Haas Duo Morgan and Wang Receives California Management Review’s Accenture Award

Professor John Morgan and PhD alumnus Richard Wang tied with another set of researchers as recipients of the California Management Review’s 2011 Accenture Award for their article “Tournaments for Ideas.”

In the article, Morgan (top) and Wang (bottom), PhD 10, now an assistant professor at University of Minnesota's Carlson School of Management, outline how companies can use a tournament of ideas to spur innovation. They weigh the advantages and disadvantages of various tactics and incentives to encourage the best ideas and outline the methods of designing the tournaments.

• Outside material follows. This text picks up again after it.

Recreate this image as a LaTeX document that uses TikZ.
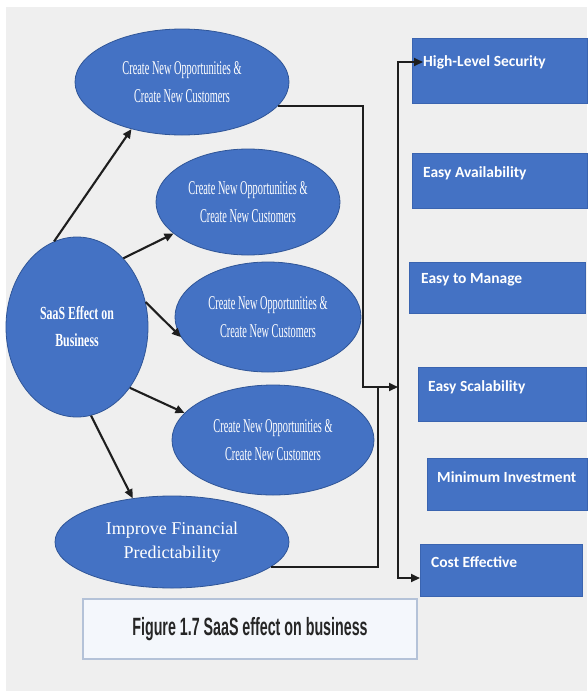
\documentclass[tikz,border=0pt]{standalone}
\usepackage{fontspec}
\usetikzlibrary{shapes.geometric,arrows.meta}

\newfontfamily\ellfont[FakeStretch=0.53]{Liberation Serif}
\newfontfamily\saasfont[FakeStretch=0.64]{Liberation Serif}
\newfontfamily\finfont{Liberation Serif}
\newfontfamily\boxfont{Carlito}
\newfontfamily\capfont[FakeStretch=0.57]{Liberation Sans}

\definecolor{officeblue}{HTML}{4472C4}
\definecolor{ellborder}{HTML}{2F5597}
\definecolor{boxborder}{HTML}{3A64B0}
\definecolor{paper}{HTML}{EFEFEF}
\definecolor{capfill}{HTML}{F4F7FC}
\definecolor{capborder}{HTML}{B4C2D8}
\definecolor{wire}{HTML}{1E1E1E}

\begin{document}
\begin{tikzpicture}[x=1pt, y=-1pt,
        bubble/.style={ellipse, fill=officeblue, draw=ellborder, line width=0.8pt, inner sep=0pt, text=white, align=center},
        opptext/.style={font=\ellfont\fontsize{19.5}{28}\selectfont},
        feature/.style={rectangle, fill=officeblue, draw=boxborder, line width=0.8pt, anchor=north west},
        featlabel/.style={anchor=west, inner sep=0pt, text=white, font=\boxfont\bfseries\fontsize{15.5}{18}\selectfont},
        link/.style={draw=wire, line width=2.1pt},
        tip/.style={-{Triangle[length=9pt, width=8pt]}}]
        \useasboundingbox (0,0) rectangle (587,691);
        \fill[white] (0,0) rectangle (587,691);
        \fill[paper] (6,7) rectangle (587,691);

        % ellipses on the left
        \node[bubble, minimum width=142, minimum height=180, font=\saasfont\bfseries\fontsize{18.5}{27}\selectfont] (saas) at (77,327) {SaaS Effect on\\Business};
        \node[bubble, opptext, minimum width=214, minimum height=106] (opp1) at (182,82) {Create New Opportunities \&\\Create New Customers};
        \node[bubble, opptext, minimum width=184, minimum height=106] (opp2) at (248,202) {Create New Opportunities \&\\Create New Customers};
        \node[bubble, opptext, minimum width=186, minimum height=110] (opp3) at (268,317) {Create New Opportunities \&\\Create New Customers};
        \node[bubble, opptext, minimum width=202, minimum height=110] (opp4) at (273,440) {Create New Opportunities \&\\Create New Customers};
        \node[bubble, minimum width=234, minimum height=92, font=\finfont\fontsize{18}{24}\selectfont] (fin) at (172,542) {Improve Financial\\Predictability};

        \draw[link, tip] (saas.105) -- (opp1.-137);
        \draw[link, tip] (saas.56) -- (opp2.-157);
        \draw[link, tip] (saas.20) -- (opp3.-167);
        \draw[link, tip] (saas.-49) -- (opp4.163);
        \draw[link, tip] (saas.-81) -- (fin.132);

        % boxes on the right
        \node[feature, minimum width=175, minimum height=65] (sec) at (412,38) {};
        \node[featlabel] (sec-t) at ([xshift=11pt, yshift=-24pt]sec.north west) {High-Level Security};
        \node[feature, minimum width=175, minimum height=55] (avail) at (412,153) {};
        \node[featlabel] (avail-t) at ([xshift=11pt, yshift=-20pt]avail.north west) {Easy Availability};
        \node[feature, minimum width=176, minimum height=51] (manage) at (409,262) {};
        \node[featlabel] (manage-t) at ([xshift=12pt, yshift=-18pt]manage.north west) {Easy to Manage};
        \node[feature, minimum width=168, minimum height=54] (scal) at (418,367) {};
        \node[featlabel] (scal-t) at ([xshift=10pt, yshift=-20pt]scal.north west) {Easy Scalability};
        \node[feature, minimum width=160, minimum height=52] (mininv) at (427,458) {};
        \node[featlabel] (mininv-t) at ([xshift=10pt, yshift=-19pt]mininv.north west) {Minimum Investment};
        \node[feature, minimum width=162, minimum height=52] (cost) at (420,544) {};
        \node[featlabel] (cost-t) at ([xshift=11pt, yshift=-18pt]cost.north west) {Cost Effective};

        % wiring
        \coordinate (joinA) at (363,387);
        \coordinate (joinB) at (378,387);
        \coordinate (busmid) at (398,387);
        \coordinate (bustop) at (398,62);
        \coordinate (busbot) at (398,578);

        \draw[link, tip] (opp1.-14) -| (joinA) -- (busmid);
        \draw[link] (fin.-14) -| (joinB);
        \draw[link, {Triangle[length=9pt, width=8pt]}-{Triangle[length=9pt, width=8pt]}] (cost.west |- busbot) -- (busbot) -- (bustop) -- (sec-t.west);

        \node[draw=capborder, fill=capfill, line width=1.2pt, minimum width=334, minimum height=60, text=black!85, font=\capfont\bfseries\fontsize{25}{28}\selectfont] (caption) at (250,629) {Figure 1.7 SaaS effect on business};
    \end{tikzpicture}
\end{document}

As a case study, Morgan and Wang show how, using the tournament format, Waltham, Mass.-based InnoCentive creates an online marketplace for ideas by connecting companies, nonprofits, and government agencies with outside individuals who can generate ideas and solve problems.

The other winning article, “Building Sustainable High-Growth Startup Companies: Management Systems as an Accelerator,” was written by Professor Antonio Davila, IESE Business School, University of Navarro, Spain; Professor George Foster, Stanford University Graduate School of Business; and Assistant Professor Ning Jia, Tsinghua University School of Economics and Management, Beijing.

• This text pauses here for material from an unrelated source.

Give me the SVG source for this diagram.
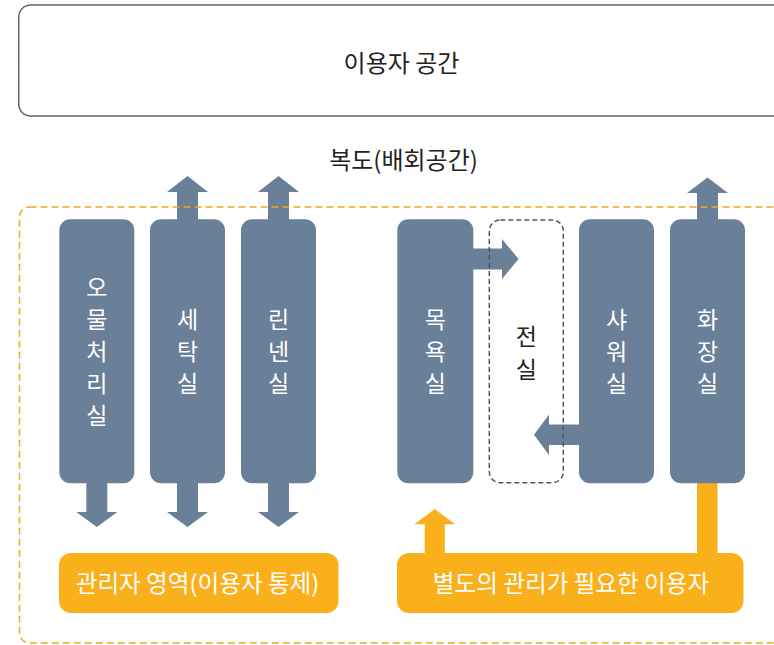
<svg xmlns="http://www.w3.org/2000/svg" width="774" height="645" viewBox="0 0 774 645">
<style>
.t{font-family:"Noto Sans CJK KR","Noto Sans",sans-serif;font-size:23px;text-anchor:middle}
.big{font-size:24px}
.lab{font-size:23.6px}
.dark{fill:#222}
.w{fill:#fff}
.room{fill:#6A8099}
.arr{fill:#6A8099}
.oarr{fill:#F9B01B}
.obox{fill:#F9B01B}
</style>
<rect width="774" height="645" fill="#fff"/>
<g id="user-space">
<rect x="18.75" y="5" width="780" height="111" rx="12" fill="#fff" stroke="#666" stroke-width="1.5"/>
<text class="t big dark" x="401.5" y="71.5">이용자 공간</text>
</g>
<g id="corridor-label">
<text class="t big dark" x="403.5" y="168.5">복도(배회공간)</text>
</g>
<g id="connectors">
<polygon class="arr" points="177,225 177,192 167,192 187.5,176 208,192 198,192 198,225"/>
<polygon class="arr" points="268,225 268,192 258,192 278.5,176 299,192 289,192 289,225"/>
<polygon class="arr" points="697,225 697,193 687,193 707.5,177.5 728,193 718,193 718,225"/>
<polygon class="arr" points="86.3,478 107.3,478 107.3,512 117.3,512 96.8,527 76.3,512 86.3,512"/>
<polygon class="arr" points="177,478 198,478 198,512 208,512 187.5,527 167,512 177,512"/>
<polygon class="arr" points="268,478 289,478 289,512 299,512 278.5,527 258,512 268,512"/>
<polygon class="arr" points="468,248.5 502,248.5 502,239 518.5,259 502,279 502,269.5 468,269.5"/>
<polygon class="arr" points="584,424.5 549,424.5 549,414.5 534,434.7 549,455 549,445 584,445"/>
<rect class="oarr" x="697" y="480" width="20.5" height="76"/>
<polygon class="oarr" points="424.7,556 424.7,524.3 414.3,524.3 434.7,509 455.2,524.3 444.8,524.3 444.8,556"/>
</g>
<g id="managed-area">
<rect x="19.5" y="207" width="790" height="436" rx="10" fill="none" stroke="#F5A81C" stroke-width="1.5" stroke-dasharray="7,4"/>
</g>
<g id="room-waste">
<rect class="room" x="59.3" y="219.3" width="75" height="264" rx="11"/>
<text class="t w" x="96.8" y="295.5">오</text>
<text class="t w" x="96.8" y="327.5">물</text>
<text class="t w" x="96.8" y="359.5">처</text>
<text class="t w" x="96.8" y="391.5">리</text>
<text class="t w" x="96.8" y="423.5">실</text>
</g>
<g id="room-laundry">
<rect class="room" x="150" y="219.3" width="75" height="264" rx="11"/>
<text class="t w" x="187.5" y="327.5">세</text>
<text class="t w" x="187.5" y="359.5">탁</text>
<text class="t w" x="187.5" y="391.5">실</text>
</g>
<g id="room-linen">
<rect class="room" x="241" y="219.3" width="75" height="264" rx="11"/>
<text class="t w" x="278.5" y="327.5">린</text>
<text class="t w" x="278.5" y="359.5">넨</text>
<text class="t w" x="278.5" y="391.5">실</text>
</g>
<g id="room-bath">
<rect class="room" x="397.3" y="219.3" width="76" height="264" rx="11"/>
<text class="t w" x="435.3" y="327.5">목</text>
<text class="t w" x="435.3" y="359.5">욕</text>
<text class="t w" x="435.3" y="391.5">실</text>
</g>
<g id="room-anteroom">
<rect x="489.3" y="220" width="74" height="262.7" rx="11" fill="none" stroke="#555" stroke-width="1.5" stroke-dasharray="5,3"/>
<text class="t dark" x="526.3" y="345">전</text>
<text class="t dark" x="526.3" y="378">실</text>
</g>
<g id="room-shower">
<rect class="room" x="579" y="219.3" width="75" height="264" rx="11"/>
<text class="t w" x="616.5" y="327.5">샤</text>
<text class="t w" x="616.5" y="359.5">워</text>
<text class="t w" x="616.5" y="391.5">실</text>
</g>
<g id="room-toilet">
<rect class="room" x="670" y="219.3" width="75" height="264" rx="11"/>
<text class="t w" x="707.5" y="327.5">화</text>
<text class="t w" x="707.5" y="359.5">장</text>
<text class="t w" x="707.5" y="391.5">실</text>
</g>
<g id="admin-area">
<rect class="obox" x="59" y="553" width="279.5" height="60" rx="12"/>
<text class="t lab w" x="197.5" y="591.5">관리자 영역(이용자 통제)</text>
</g>
<g id="special-users">
<rect class="obox" x="397" y="553" width="346.5" height="60" rx="12"/>
<text class="t lab w" x="571" y="591.5">별도의 관리가 필요한 이용자</text>
</g>
</svg>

The Accenture Award, which has been given annually since 1983, recognizes the article that has made "the most important contribution to improving the practice of management" and was published in the previous year’s volume of California Management Review (CMR), the Haas School's business journal. The award includes a cash prize of $2,500.

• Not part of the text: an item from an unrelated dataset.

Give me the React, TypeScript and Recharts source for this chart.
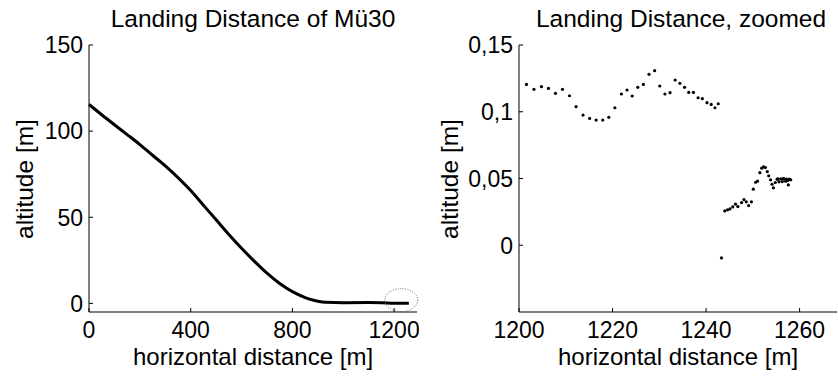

The CMR editorial board performs the first round of judging, and the final selection is made by a panel of executive judges. This year’s judges were Jack Caouette, chairman, Channel Capital Advisors; Barbara Desoer, president of home loans, Bank of America; Michael R. Gallagher, director, Allergan; Stephen Herrick, president, Continental Capital Corporation; Nancy K. Lusk, CEO and president, The Lusk Company; and Robert Thomas, executive director, Accenture Institute for High Performance Business.